Los evangelistas no describen el acontecimiento de la resurrección en cuanto tal. Ese acontecimiento permanece misterioso, no en el sentido de menos real, sino de oculto, más allá del alcance de nuestro conocimiento: como una luz tan deslumbrante que no se puede observar con los ojos, pues de lo contrario los cegaría. Los relatos comienzan, en cambio, desde que, al alba del día después del sábado, las mujeres se dirigieron al sepulcro y lo encontraron abierto y vacío. San Mateo habla también de un terremoto y de un ángel deslumbrante que corrió la gran piedra de la tumba y se sentó encima de ella (cf. Mt 28, 2). Tras recibir del ángel el anuncio de la resurrección, las mujeres, llenas de miedo y de alegría, corrieron a dar la noticia a los discípulos, y precisamente en aquel momento se encontraron con Jesús, se postraron a sus pies y lo adoraron; y él les dijo: «No temáis; id a comunicar a mis hermanos que vayan a Galilea; allí me verán» (Mt 28, 10). En todos los Evangelios las mujeres ocupan gran espacio en los relatos de las apariciones de Jesús resucitado, como también en los de la pasión y muerte de Jesús. En aquellos tiempos, en Israel, el testimonio de las mujeres no podía tener valor oficial, jurídico, pero las mujeres vivieron una experiencia de vínculo especial con el Señor, que es fundamental para la vida concreta de la comunidad cristiana, y esto siempre, en todas las épocas, no sólo al inicio del camino de la Iglesia.

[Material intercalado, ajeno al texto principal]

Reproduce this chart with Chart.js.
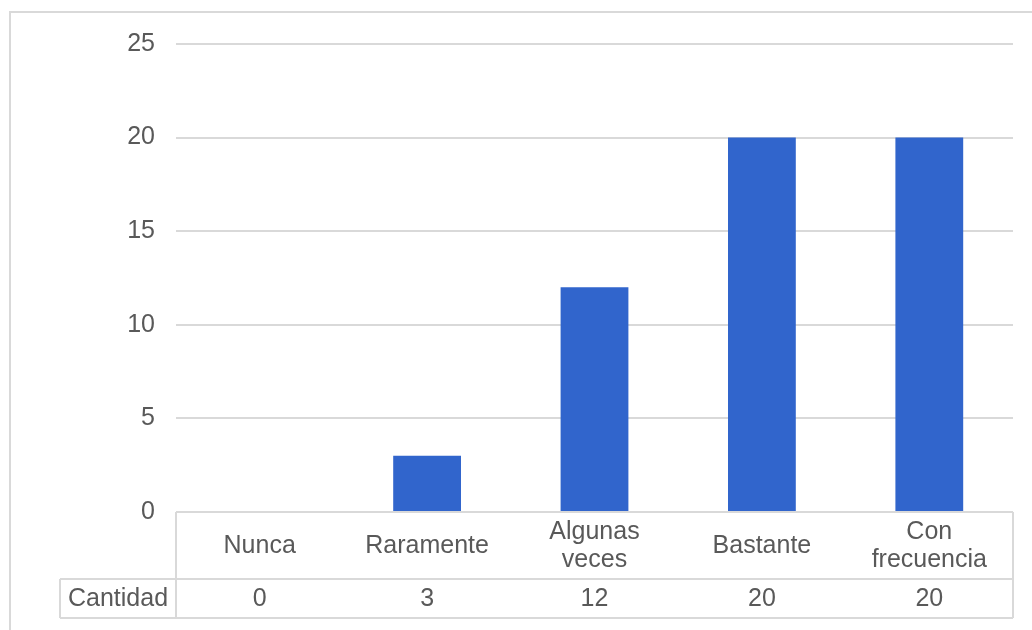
<!DOCTYPE html>
<html>
<head>
<meta charset="utf-8">
<script src="https://cdn.jsdelivr.net/npm/chart.js@4.4.1/dist/chart.umd.min.js"></script>
<style>
  html, body { margin: 0; padding: 0; background: #ffffff; }
  #wrap { width: 1032px; height: 630px; position: relative; }
</style>
</head>
<body>
<div id="wrap"><canvas id="c" width="1032" height="630"></canvas></div>
<script>
// Categories (multi-line labels as arrays) and the single series
const categories = [['Nunca'], ['Raramente'], ['Algunas', 'veces'], ['Bastante'], ['Con', 'frecuencia']];
const seriesName = 'Cantidad';
const cantidad = [0, 3, 12, 20, 20];
const yTicks = [0, 5, 10, 15, 20, 25];

const FONT = '"Liberation Sans", Arial, sans-serif';
const TEXT = '#595959';
const LINE = '#d9d9d9';

// Frame around the chart plus the data table under the plot
const tablePlugin = {
  id: 'dataTable',
  beforeDraw(chart) {
    const ctx = chart.ctx;
    ctx.save();
    ctx.strokeStyle = LINE;
    ctx.lineWidth = 2;
    ctx.beginPath();
    ctx.moveTo(10, 640);
    ctx.lineTo(10, 12);
    ctx.lineTo(1040, 12);
    ctx.stroke();
    ctx.restore();
  },
  afterDraw(chart) {
    const ctx = chart.ctx;
    const x = chart.scales.x;
    const area = chart.chartArea;
    const left = area.left, right = area.right;
    const top = area.bottom;
    const mid = top + 67;
    const bottom = top + 106;
    const headLeft = 60;

    ctx.save();
    ctx.strokeStyle = LINE;
    ctx.lineWidth = 2;
    ctx.beginPath();
    // outer verticals of the category block
    ctx.moveTo(left, top); ctx.lineTo(left, bottom);
    ctx.moveTo(right, top); ctx.lineTo(right, bottom);
    // row divider and bottom line, including the series-name cell
    ctx.moveTo(headLeft, mid); ctx.lineTo(right, mid);
    ctx.moveTo(headLeft, bottom); ctx.lineTo(right, bottom);
    ctx.moveTo(headLeft, mid); ctx.lineTo(headLeft, bottom);
    ctx.stroke();

    ctx.fillStyle = TEXT;
    ctx.font = '25px ' + FONT;
    ctx.textAlign = 'center';
    ctx.textBaseline = 'middle';
    const lh = 28;
    const headCenter = (top + mid) / 2 + 1;
    const rowCenter = (mid + bottom) / 2 + 1;
    categories.forEach((lines, i) => {
      const cx = x.getPixelForValue(i);
      const y0 = headCenter - (lines.length - 1) * lh / 2;
      lines.forEach((t, j) => ctx.fillText(t, cx, y0 + j * lh));
      ctx.fillText(String(cantidad[i]), cx, rowCenter);
    });
    ctx.fillText(seriesName, (headLeft + left) / 2, rowCenter);
    ctx.restore();
  }
};

new Chart(document.getElementById('c'), {
  type: 'bar',
  data: {
    labels: categories,
    datasets: [{
      label: seriesName,
      data: cantidad,
      backgroundColor: '#3165cc',
      borderWidth: 0,
      categoryPercentage: 1.0,
      barPercentage: 0.405
    }]
  },
  options: {
    responsive: false,
    animation: false,
    devicePixelRatio: 1,
    layout: { padding: { top: 44, right: 19, bottom: 0, left: 0 } },
    plugins: { legend: { display: false }, tooltip: { enabled: false } },
    scales: {
      x: {
        grid: { display: false },
        border: { display: false },
        ticks: { display: false },
        afterFit(scale) { scale.height = 118; }
      },
      y: {
        min: 0,
        max: 25,
        afterBuildTicks(scale) { scale.ticks = yTicks.map(v => ({ value: v })); },
        grid: { color: LINE, lineWidth: 2, drawTicks: false },
        border: { display: false },
        ticks: {
          color: TEXT,
          padding: 21,
          font: { family: FONT, size: 25 }
        },
        afterFit(scale) { scale.width = 176; }
      }
    }
  },
  plugins: [tablePlugin]
});
</script>
</body>
</html>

Modelo sublime y ejemplar de esta relación con Jesús, de modo especial en su Misterio pascual, es naturalmente María, la Madre del Señor. Precisamente a través de la experiencia transformadora de la Pascua de su Hijo, la Virgen María se convierte también en Madre de la Iglesia, es decir, de cada uno de los creyentes y de toda la comunidad. A ella nos dirigimos ahora invocándola como Regina caeli, con la oración que la tradición nos hace rezar en lugar del Ángelus durante todo el tiempo pascual. Que María nos obtenga experimentar la presencia viva del Señor resucitado, fuente de esperanza y de paz.